Aussi bien diplômé de l’école Boulle que de l’ENSCI-Les Ateliers, Alexandre Echasseriau a remporté en 2014 les Audi talents awards catégorie design avec « Tryptic ». Une série de trois objets qui mélangent matériaux nobles, savoir-faire et nouvelles technologies. Un an plus tard, retour sur ce beau projet avec son concepteur, qui porte la casquette d’artisan et de designer.
Vous n’avez pas commencé par vous intéresser au design mais à l’artisanat…
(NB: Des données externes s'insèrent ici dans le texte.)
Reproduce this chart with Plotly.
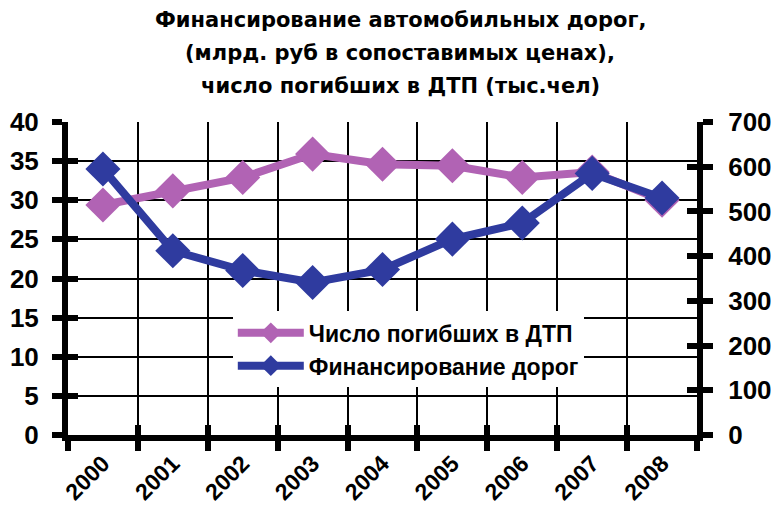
import plotly.graph_objects as go

# Years and series values
years = ["2000", "2001", "2002", "2003", "2004", "2005", "2006", "2007", "2008"]
deaths = [29.4, 31.2, 32.9, 35.9, 34.6, 34.4, 32.9, 33.6, 30.0]          # тыс. чел (left axis)
funding = [595, 412, 368, 341, 370, 438, 474, 585, 530]                  # млрд. руб (right axis)

left_ticks = [0, 5, 10, 15, 20, 25, 30, 35, 40]
right_ticks = [0, 100, 200, 300, 400, 500, 600, 700]

title_lines = [
    "Финансирование автомобильных дорог,",
    "(млрд. руб в сопоставимых ценах),",
    "число погибших в ДТП (тыс.чел)",
]

PINK = "#B163B4"
BLUE = "#2F3B9F"
TICK_FONT = dict(family="Liberation Sans, Arial, sans-serif", size=26, color="black", weight="bold")

fig = go.Figure()

fig.add_trace(go.Scatter(
    x=years, y=deaths, name="Число погибших в ДТП",
    mode="lines+markers",
    line=dict(color=PINK, width=8),
    marker=dict(symbol="diamond", size=27, color=PINK),
    xaxis="x", yaxis="y",
))
fig.add_trace(go.Scatter(
    x=years, y=funding, name="Финансирование дорог",
    mode="lines+markers",
    line=dict(color=BLUE, width=8),
    marker=dict(symbol="diamond", size=27, color=BLUE),
    xaxis="x", yaxis="y2",
))
# invisible helpers so the inner tick marks of the crossing ticks get drawn
fig.add_trace(go.Scatter(x=years, y=deaths, mode="none", showlegend=False,
                         hoverinfo="skip", xaxis="x2", yaxis="y3"))
fig.add_trace(go.Scatter(x=years, y=funding, mode="none", showlegend=False,
                         hoverinfo="skip", xaxis="x", yaxis="y4"))

for i, line in enumerate(title_lines):
    fig.add_annotation(
        text=line, xref="paper", yref="paper",
        x=0.528, y=[1.326, 1.220, 1.115][i],
        xanchor="center", yanchor="middle", showarrow=False,
        font=dict(family="DejaVu Sans, Verdana, sans-serif", size=21, color="black", weight="bold"),
    )

fig.update_layout(
    width=771, height=506,
    margin=dict(l=68, r=74, t=122, b=71, autoexpand=False),
    paper_bgcolor="white", plot_bgcolor="white",
    showlegend=True,
    legend=dict(
        x=0.262, y=0.395, xanchor="left", yanchor="top",
        bgcolor="white", borderwidth=0,
        font=dict(family="Liberation Sans, Arial, sans-serif", size=23, color="black", weight="bold"),
        itemwidth=66, tracegroupgap=0,
    ),
    xaxis=dict(
        type="category", categoryorder="array", categoryarray=years,
        range=[-0.5, 8.5], automargin=False,
        tickson="boundaries", ticks="outside", ticklen=10, tickwidth=6, tickcolor="black",
        showgrid=True, gridcolor="black", gridwidth=2,
        showline=True, linecolor="black", linewidth=6,
        tickangle=-45, tickfont=dict(TICK_FONT, size=23),
        zeroline=False,
    ),
    xaxis2=dict(
        type="category", categoryorder="array", categoryarray=years,
        overlaying="x", matches="x", side="bottom", automargin=False,
        tickson="boundaries", ticks="inside", ticklen=10, tickwidth=6, tickcolor="black",
        showgrid=False, showticklabels=False, showline=False,
    ),
    yaxis=dict(
        range=[0, 40], tickvals=left_ticks, automargin=False,
        ticks="outside", ticklen=10, tickwidth=6, tickcolor="black",
        showgrid=True, gridcolor="black", gridwidth=2,
        showline=True, linecolor="black", linewidth=6,
        tickfont=TICK_FONT, ticklabelstandoff=8,
        zeroline=False,
    ),
    yaxis3=dict(
        range=[0, 40], tickvals=left_ticks, overlaying="y", side="left", automargin=False,
        ticks="inside", ticklen=10, tickwidth=6, tickcolor="black",
        showgrid=False, showticklabels=False, showline=False, zeroline=False,
    ),
    yaxis2=dict(
        range=[0, 700], tickvals=right_ticks, overlaying="y", side="right", automargin=False,
        ticks="outside", ticklen=10, tickwidth=6, tickcolor="black",
        showgrid=False,
        showline=True, linecolor="black", linewidth=6,
        tickfont=TICK_FONT, ticklabelstandoff=10,
        zeroline=False,
    ),
    yaxis4=dict(
        range=[0, 700], tickvals=right_ticks, overlaying="y", side="right", automargin=False,
        ticks="inside", ticklen=10, tickwidth=6, tickcolor="black",
        showgrid=False, showticklabels=False, showline=False, zeroline=False,
    ),
)

fig.write_html("out.html")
Après mon baccalauréat, j’ai intégré l’école Boulle où j’ai passé un diplôme des métiers d’art en tournage ornementale. J’ai adoré ce cursus mais les débouchés étaient rares. J’ai toujours aimé inventer, après mon diplôme en 2008, on m’a donc orienté vers l’ENSCI-Les Ateliers.
Votre travail porte sur la valorisation des savoir-faire.
En sortant de Boulle, j’étais triste de voir tous ces métiers se perdre. Sachant que j’avais une double curiosité, à la fois pour les métiers d’art et pour le design, pourquoi ne pas travailler autour de ces savoir-faire et les exploiter dans mon métier ?
Vous avez présenté aux Audi talents awards « Tryptic », composé de trois objets : pouvez-vous nous le présenter ?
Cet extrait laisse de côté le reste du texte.